• **Task to complete**
Repeat, exactly and in full, the lines of the listing below, but without any pictures.

• **Data excerpt**
++++++++++

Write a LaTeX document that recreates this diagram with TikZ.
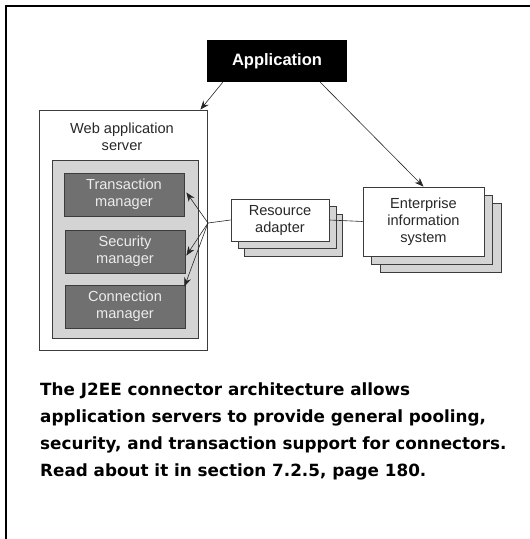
\documentclass[tikz,border=0pt]{standalone}
\usepackage{fontspec}
\setmainfont{Liberation Sans}
\newfontfamily\capfont{DejaVu Sans}
\usepackage{xcolor}
\definecolor{panelgray}{RGB}{212,212,212}
\definecolor{mgrgray}{RGB}{112,112,112}
\definecolor{mgrtext}{RGB}{236,236,236}
\definecolor{edgegray}{RGB}{60,60,60}
\definecolor{labeltext}{RGB}{40,40,40}
\usepackage{tikz}
\usetikzlibrary{arrows.meta,positioning}

\begin{document}
\begin{tikzpicture}[x=1pt,y=-1pt,
  every node/.style={font=\fontsize{14.6}{17}\selectfont,inner sep=0pt,text=labeltext},
  box/.style={rectangle,draw=edgegray,line width=0.8pt,fill=white,align=center},
  copybox/.style={rectangle,draw=edgegray,line width=0.8pt,fill=panelgray},
  mgr/.style={rectangle,draw=edgegray,line width=0.8pt,fill=mgrgray,text=mgrtext,
              minimum width=120pt,minimum height=43pt,align=center},
  link/.style={line width=0.6pt,draw=black!85},
  arr/.style={link,-{Stealth[length=9pt,width=7pt]}}]
  \useasboundingbox (0,0) rectangle (530,539);
  % frame
  \draw[line width=2pt] (6,539) -- (6,6) -- (530,6);

  % Application
  \node[rectangle,fill=black,text=white,minimum width=140pt,minimum height=42pt,
        font=\fontsize{16.5}{20}\selectfont\bfseries] at (277,61) (app) {Application};

  % Web application server
  \node[box,minimum width=168pt,minimum height=240pt] at (123,230) (web) {};
  \node[align=center] at (122,137) (webtitle) {Web application\\server};
  \node[rectangle,draw=edgegray,line width=0.8pt,fill=panelgray,
        minimum width=146pt,minimum height=178pt] at (125,249) (panel) {};
  \node[mgr] at (124,194.5) (tm) {Transaction\\manager};
  \node[mgr] at (125,251.5) (sm) {Security\\manager};
  \node[mgr] at (125,306.5) (cm) {Connection\\manager};
  \coordinate (hub) at (208,223);

  % Resource adapter
  \node[copybox,minimum width=98pt,minimum height=42pt] at (293.5,235) (ra3) {};
  \node[copybox,minimum width=98pt,minimum height=42pt] at (287,227.5) (ra2) {};
  \node[box,minimum width=98pt,minimum height=42pt] at (280,220) (ra) {Resource\\adapter};

  % Enterprise information system
  \node[copybox,minimum width=121pt,minimum height=69pt] at (440.5,238) (eis3) {};
  \node[copybox,minimum width=121pt,minimum height=69pt] at (432,229.5) (eis2) {};
  \node[box,minimum width=121pt,minimum height=69pt] at (423.5,221.5) (eis) {Enterprise\\information\\system};

  % connectors
  \draw[arr] ([xshift=16pt]app.south west) -- ([xshift=-7pt]web.north east);
  \draw[arr] ([xshift=-27pt]app.south east) -- (eis.north);
  \draw[arr] (hub) -- ([shift={(2pt,2pt)}]tm.east);
  \draw[arr] (hub) -- ([shift={(1pt,-4pt)}]sm.east);
  \draw[arr] (hub) -- ([shift={(-1pt,-2pt)}]cm.north east);
  \draw[link] (hub) -- (ra.west);
  \draw[link] (ra.east) -- (eis.west);

  % caption
  \node[anchor=north west,align=left,text=black,font=\capfont\fontsize{16.8}{27}\selectfont\bfseries]
    at (40,383) (caption) {The J2EE connector architecture allows\\
    application servers to provide general pooling,\\
    security, and transaction support for connectors.\\
    Read about it in section 7.2.5, page 180.};
\end{tikzpicture}
\end{document}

++++++++++

• **Solution**
Write a LaTeX document that recreates this diagram with TikZ.
\documentclass[tikz,border=0pt]{standalone}
\usepackage{fontspec}
\setmainfont{Liberation Sans}
\newfontfamily\capfont{DejaVu Sans}
\usepackage{xcolor}
\definecolor{panelgray}{RGB}{212,212,212}
\definecolor{mgrgray}{RGB}{112,112,112}
\definecolor{mgrtext}{RGB}{236,236,236}
\definecolor{edgegray}{RGB}{60,60,60}
\definecolor{labeltext}{RGB}{40,40,40}
\usepackage{tikz}
\usetikzlibrary{arrows.meta,positioning}

\begin{document}
\begin{tikzpicture}[x=1pt,y=-1pt,
  every node/.style={font=\fontsize{14.6}{17}\selectfont,inner sep=0pt,text=labeltext},
  box/.style={rectangle,draw=edgegray,line width=0.8pt,fill=white,align=center},
  copybox/.style={rectangle,draw=edgegray,line width=0.8pt,fill=panelgray},
  mgr/.style={rectangle,draw=edgegray,line width=0.8pt,fill=mgrgray,text=mgrtext,
              minimum width=120pt,minimum height=43pt,align=center},
  link/.style={line width=0.6pt,draw=black!85},
  arr/.style={link,-{Stealth[length=9pt,width=7pt]}}]
  \useasboundingbox (0,0) rectangle (530,539);
  % frame
  \draw[line width=2pt] (6,539) -- (6,6) -- (530,6);

  % Application
  \node[rectangle,fill=black,text=white,minimum width=140pt,minimum height=42pt,
        font=\fontsize{16.5}{20}\selectfont\bfseries] at (277,61) (app) {Application};

  % Web application server
  \node[box,minimum width=168pt,minimum height=240pt] at (123,230) (web) {};
  \node[align=center] at (122,137) (webtitle) {Web application\\server};
  \node[rectangle,draw=edgegray,line width=0.8pt,fill=panelgray,
        minimum width=146pt,minimum height=178pt] at (125,249) (panel) {};
  \node[mgr] at (124,194.5) (tm) {Transaction\\manager};
  \node[mgr] at (125,251.5) (sm) {Security\\manager};
  \node[mgr] at (125,306.5) (cm) {Connection\\manager};
  \coordinate (hub) at (208,223);

  % Resource adapter
  \node[copybox,minimum width=98pt,minimum height=42pt] at (293.5,235) (ra3) {};
  \node[copybox,minimum width=98pt,minimum height=42pt] at (287,227.5) (ra2) {};
  \node[box,minimum width=98pt,minimum height=42pt] at (280,220) (ra) {Resource\\adapter};

  % Enterprise information system
  \node[copybox,minimum width=121pt,minimum height=69pt] at (440.5,238) (eis3) {};
  \node[copybox,minimum width=121pt,minimum height=69pt] at (432,229.5) (eis2) {};
  \node[box,minimum width=121pt,minimum height=69pt] at (423.5,221.5) (eis) {Enterprise\\information\\system};

  % connectors
  \draw[arr] ([xshift=16pt]app.south west) -- ([xshift=-7pt]web.north east);
  \draw[arr] ([xshift=-27pt]app.south east) -- (eis.north);
  \draw[arr] (hub) -- ([shift={(2pt,2pt)}]tm.east);
  \draw[arr] (hub) -- ([shift={(1pt,-4pt)}]sm.east);
  \draw[arr] (hub) -- ([shift={(-1pt,-2pt)}]cm.north east);
  \draw[link] (hub) -- (ra.west);
  \draw[link] (ra.east) -- (eis.west);

  % caption
  \node[anchor=north west,align=left,text=black,font=\capfont\fontsize{16.8}{27}\selectfont\bfseries]
    at (40,383) (caption) {The J2EE connector architecture allows\\
    application servers to provide general pooling,\\
    security, and transaction support for connectors.\\
    Read about it in section 7.2.5, page 180.};
\end{tikzpicture}
\end{document}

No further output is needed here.